Crowdfunding is an alternative method of raising finance for a business, project or idea, popularised by Kickstarter.com in the United States. Unlike angel investment, in which one person typically takes a larger stake in a small business, with crowdfunding an entrepreneur can attract a ‘crowd’ of people – each of whom takes a small stake in a business idea, by contributing towards an online funding target.
It is believed that, in many cases, this model is more successful than attempting to source the full investment required from a single individual or organisation. Furthermore, while some investors may be hesitant to invest in an unproven idea, crowdfunding provides an alternative way to source seed capital from a number of backers.
The majority of crowdfunding platforms won’t charge you for publishing a pitch, however they typically take around 5% commission when you reach your target – so you need to factor this into your investment total. If you don’t meet your target, you don’t pay a penny.To encourage people to invest in your start-up, most websites ask you to offer staggered rewards (such as exclusive access to your first product or a five-year discount on your services) according to how much people invest.
However, there are also a couple of platforms, such as Startups’ own crowdfunding site, powered by Crowdcube, which allow you to offer a small proportion of equity in your business, to create an added incentive for potential investors. This is particularly appropriate for start-ups looking to raise larger sums of finance.
If you promote your investment bid successfully, crowdfunding can also provide a powerful platform to raise awareness of your start-up. It gives you a newsworthy story to pitch to your local, and national, press (which may attract further new business). If you reach your target it also gives a clear message to potential clients, suppliers or future investors that you have the support of the public behind you.

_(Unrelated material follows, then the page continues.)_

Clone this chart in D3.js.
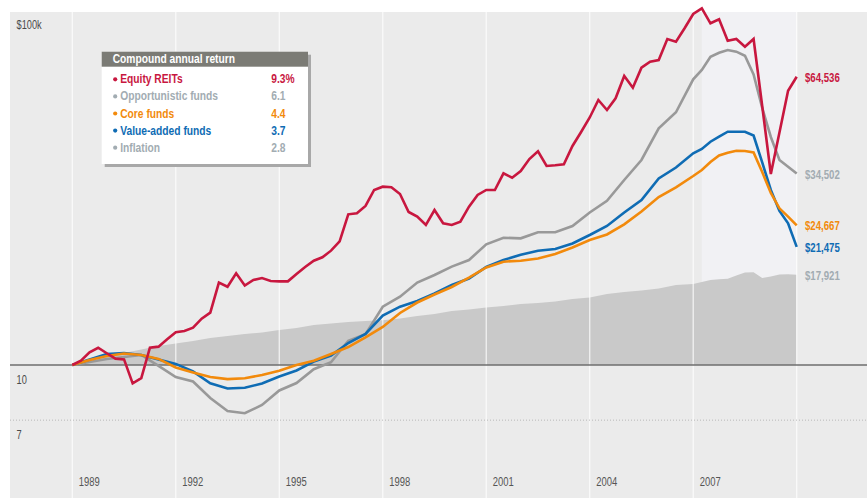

Furthermore, crowdfunding can provide a very fast way to raise cash – several start-ups have reached their target in just a few days – and there are normally no upfront fees, keeping the process simple. Most crowdfunding platforms will look after much of the legal administration for you as well.
Crowdfunding works best for start-ups that have a story to tell – whether a personal reason for starting the business, a passionate vision for what it could become, or a social mission. People have to feel inspired to invest so you need to write a charismatic pitch to get potential investors’ pulses racing, or else display evidence of outstanding innovation.

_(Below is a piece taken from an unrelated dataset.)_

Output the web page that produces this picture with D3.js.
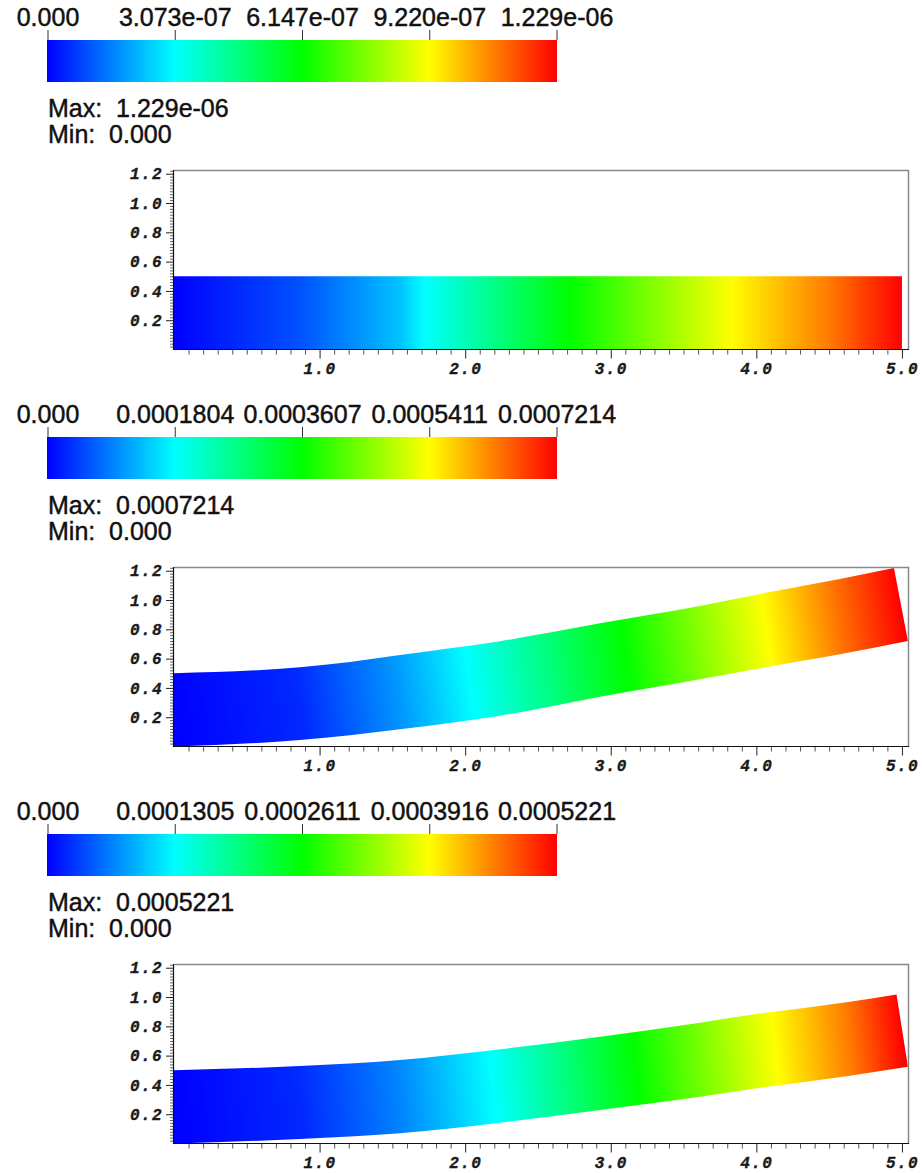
<!DOCTYPE html>
<html><head><meta charset="utf-8">
<script src="https://cdn.jsdelivr.net/npm/d3@7"></script>
<style>body{margin:0;background:#fff}</style>
</head><body><svg id="chart" width="922" height="1173"></svg>
<script>
// ---------------- data ----------------
const colorbarTicks1 = ["0.000","3.073e-07","6.147e-07","9.220e-07","1.229e-06"];
const colorbarTicks2 = ["0.000","0.0001804","0.0003607","0.0005411","0.0007214"];
const colorbarTicks3 = ["0.000","0.0001305","0.0002611","0.0003916","0.0005221"];
const maxLabels = ["1.229e-06","0.0007214","0.0005221"];
const minLabels = ["0.000","0.000","0.000"];
const xTickValues = [1,2,3,4,5];
const xTickLabels = ["1.0","2.0","3.0","4.0","5.0"];
const yTickValues = [0.2,0.4,0.6,0.8,1.0,1.2];
const yTickLabels = ["0.2","0.4","0.6","0.8","1.0","1.2"];
const colormapColors = ["#0000ff","#00ffff","#00ff00","#ffff00","#ff0000"];
const colormapKnots = [0,0.25,0.5,0.75,1];

// beam 1 (practically undeformed)
const topX1 = [0, 5.0];
const topY1 = [0.5, 0.5];
const botX1 = [0, 5.0];
const botY1 = [0, 0];
const colorX1 = [0, 0.87, 1.55, 1.72, 2.72, 3.83, 4.5, 5.0];
const colorV1 = [0, 0.08, 0.19, 0.25, 0.5, 0.75, 0.88, 1.0];

// beam 2 (deformed)
const topX2 = [0, 0.865, 1.209, 1.552, 2.239, 2.926, 3.613, 4.025, 4.574, 4.945];
const topY2 = [0.5, 0.541, 0.577, 0.625, 0.719, 0.841, 0.959, 1.041, 1.143, 1.218];
const botX2 = [0, 0.865, 1.209, 1.552, 2.239, 2.926, 3.613, 4.025, 4.574, 5.041];
const botY2 = [0, 0.044, 0.076, 0.117, 0.210, 0.340, 0.459, 0.534, 0.629, 0.720];
const colorX2 = [0, 0.87, 1.55, 2.03, 3.10, 4.07, 4.57, 5.0];
const colorV2 = [0, 0.04, 0.15, 0.25, 0.5, 0.75, 0.89, 1.0];

// beam 3 (deformed)
const topX3 = [0, 0.865, 1.552, 2.239, 2.926, 3.613, 3.956, 4.643, 4.963];
const topY3 = [0.5, 0.529, 0.570, 0.643, 0.729, 0.825, 0.877, 0.968, 1.018];
const botX3 = [0, 0.865, 1.552, 2.239, 2.926, 3.613, 3.956, 4.643, 5.041];
const botY3 = [0, 0.031, 0.070, 0.142, 0.229, 0.319, 0.370, 0.463, 0.524];
const colorX3 = [0, 0.87, 1.55, 2.19, 3.17, 4.13, 4.64, 5.0];
const colorV3 = [0, 0.04, 0.13, 0.25, 0.5, 0.75, 0.88, 1.0];

// ---------------- layout ----------------
const panels = [
  {cb: colorbarTicks1, max: maxLabels[0], min: minLabels[0], tx: topX1, ty: topY1, bx: botX1, by: botY1, cx: colorX1, cv: colorV1},
  {cb: colorbarTicks2, max: maxLabels[1], min: minLabels[1], tx: topX2, ty: topY2, bx: botX2, by: botY2, cx: colorX2, cv: colorV2},
  {cb: colorbarTicks3, max: maxLabels[2], min: minLabels[2], tx: topX3, ty: topY3, bx: botX3, by: botY3, cx: colorX3, cv: colorV3}
];
const panelStep = 397;
const sansFont = "'Liberation Sans', Arial, sans-serif";
const monoFont = "'Liberation Mono', 'Courier New', monospace";

const svg = d3.select("#chart");
const defs = svg.append("defs");
const colormap = d3.scaleLinear().domain(colormapKnots).range(colormapColors);

const cbGrad = defs.append("linearGradient").attr("id","cbgrad")
  .attr("x1","0").attr("x2","1").attr("y1","0").attr("y2","0");
colormapKnots.forEach((k,i)=>cbGrad.append("stop").attr("offset",k).attr("stop-color",colormapColors[i]));

const x = d3.scaleLinear().domain([0, 5.045]).range([174, 908.5]);
const y = d3.scaleLinear().domain([0, 1.222]).range([349.5, 170.5]);
const cbScale = d3.scaleLinear().domain([0,1]).range([47.5, 556.5]);

function styleSans(sel) {
  sel.attr("font-family",sansFont).attr("font-size",25).attr("fill","#111")
     .attr("stroke","#111").attr("stroke-width",0.45);
}
function styleMono(sel) {
  sel.attr("font-family",monoFont).attr("font-weight","bold").attr("font-style","italic")
     .attr("font-size",16).attr("letter-spacing","1.4px").attr("fill","#1a1a1a")
     .attr("stroke","#1a1a1a").attr("stroke-width",0.35);
}

panels.forEach((p, i) => {
  const g = svg.append("g").attr("transform", `translate(0,${i*panelStep})`);

  // ---- colorbar ----
  g.append("rect").attr("x",47).attr("y",40).attr("width",510).attr("height",42)
    .attr("fill","url(#cbgrad)");
  const cbAxis = d3.axisTop(cbScale).tickValues(colormapKnots)
    .tickFormat((d,j)=>p.cb[j]).tickSize(10).tickPadding(4);
  const cbg = g.append("g").attr("transform","translate(0,40)").call(cbAxis);
  cbg.select(".domain").remove();
  cbg.selectAll("line").attr("stroke","#333");
  styleSans(cbg.selectAll("text"));

  styleSans(g.append("text").attr("x",48).attr("y",117).style("white-space","pre").text("Max:  " + p.max));
  styleSans(g.append("text").attr("x",48).attr("y",143).style("white-space","pre").text("Min:  " + p.min));

  // ---- beam ----
  const topInterp = d3.scaleLinear().domain(p.tx).range(p.ty).clamp(true);
  const botInterp = d3.scaleLinear().domain(p.bx).range(p.by).clamp(true);
  const idx = d3.range(p.tx.length);
  const area = d3.area()
    .x1(j => x(p.tx[j])).y1(j => y(p.ty[j]))
    .x0(j => x(p.bx[j])).y0(j => y(p.by[j]))
    .curve(d3.curveMonotoneX);
  const endX = (p.tx[p.tx.length-1] + p.bx[p.bx.length-1]) / 2;
  const endY = (p.ty[p.ty.length-1] + p.by[p.by.length-1]) / 2;
  const A = [x(0), y((p.ty[0]+p.by[0])/2)];
  const B = [x(endX), y(endY)];
  const dx = B[0]-A[0], dy = B[1]-A[1], L2 = dx*dx+dy*dy;
  const grad = defs.append("linearGradient").attr("id","beam"+i)
    .attr("gradientUnits","userSpaceOnUse")
    .attr("x1",A[0]).attr("y1",A[1]).attr("x2",B[0]).attr("y2",B[1]);
  p.cx.forEach((c,j)=>{
    const px = x(c), py = y((topInterp(c)+botInterp(c))/2);
    let off = ((px-A[0])*dx + (py-A[1])*dy) / L2;
    off = Math.max(0, Math.min(1, off));
    grad.append("stop").attr("offset", off).attr("stop-color", colormap(p.cv[j]));
  });
  g.append("path").attr("d", area(idx)).attr("fill", `url(#beam${i})`);

  // ---- frame ----
  g.append("line").attr("x1",174).attr("x2",909).attr("y1",170.5).attr("y2",170.5)
    .attr("stroke","#888").attr("stroke-width",1.5);
  g.append("line").attr("x1",908.5).attr("x2",908.5).attr("y1",170).attr("y2",350)
    .attr("stroke","#888").attr("stroke-width",1.5);

  // ---- x axis ----
  const xMinor = d3.range(1, 51).filter(d => d % 10 !== 0).map(d => d/10);
  const xm = g.append("g").attr("transform","translate(0,349.5)")
    .call(d3.axisBottom(x).tickValues(xMinor).tickSize(5).tickFormat(""));
  xm.select(".domain").remove();
  xm.selectAll("line").attr("stroke","#555");
  const xM = g.append("g").attr("transform","translate(0,349.5)")
    .call(d3.axisBottom(x).tickValues(xTickValues).tickSize(9).tickFormat((d,j)=>xTickLabels[j]));
  xM.select(".domain").remove();
  xM.selectAll("line").attr("stroke","#222");
  styleMono(xM.selectAll("text").attr("y",24.5).attr("dy","0"));

  // ---- y axis ----
  const yMinor = d3.range(1, 62).filter(d => d % 10 !== 0).map(d => d/50);
  const ym = g.append("g").attr("transform","translate(174,0)")
    .call(d3.axisLeft(y).tickValues(yMinor).tickSize(4).tickFormat(""));
  ym.select(".domain").remove();
  ym.selectAll("line").attr("stroke","#666");
  const yM = g.append("g").attr("transform","translate(174,0)")
    .call(d3.axisLeft(y).tickValues(yTickValues).tickSize(8).tickFormat((d,j)=>yTickLabels[j]));
  yM.select(".domain").remove();
  yM.selectAll("line").attr("stroke","#222");
  styleMono(yM.selectAll("text").attr("x",-11));

  g.append("line").attr("x1",173.5).attr("x2",173.5).attr("y1",170).attr("y2",350)
    .attr("stroke","#111").attr("stroke-width",1.2);
  g.append("line").attr("x1",173).attr("x2",909).attr("y1",349.5).attr("y2",349.5)
    .attr("stroke","#111").attr("stroke-width",1.2);
});
</script>
</body></html>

If you have a mundane or complicated concept which the public will struggle to connect to, crowdfunding may not be right for your start-up. However, any business can succeed with the right pitch – the key to crowdfunding success is: keep it simple.
There is always a risk of copyright infringement when you release your concept into a public domain, such as the internet, before you launch. However, the chance of someone copying your idea shouldn’t be any higher through crowdfunding than in the period between launching and your business becoming well-known.
Also, because of the scope for crowdfunding to raise awareness of your business, if your idea is original it may actually gain a reputation as the first of its kind – deterring copy-cats. It is important to remember that the nature of a crowd is, not everybody will agree. Some people may think that your idea is flawed, which may further safeguard it from imitation.
If you are using a reward-based platform your commitment to your investors officially ends when their rewards are delivered. However, the more involved you keep them in your start-up, the more they will support and endorse your business as it progresses.
You may wish to create a mailing list to send them newsletters or seasonal discounts to maintain their interest. The same principle applies if you crowdfund through an equity-based model, although you may also want to include evidence that you are delivering on forecasted growth and meeting financial targets.
In the latter case, you do have some level of responsibility to your investors, however you shouldn’t be concerned about interference with the day-to-day running of your start-up. Depending on how much equity you released, generally each investor will only hold a point of a percentage stake in your business.
Key to successful crowdfunding is understanding the commitment the process entails. Crowdfunding can provide a fantastic opportunity for small businesses, but it should not be entered into lightly and, to be successful, requires a careful strategy.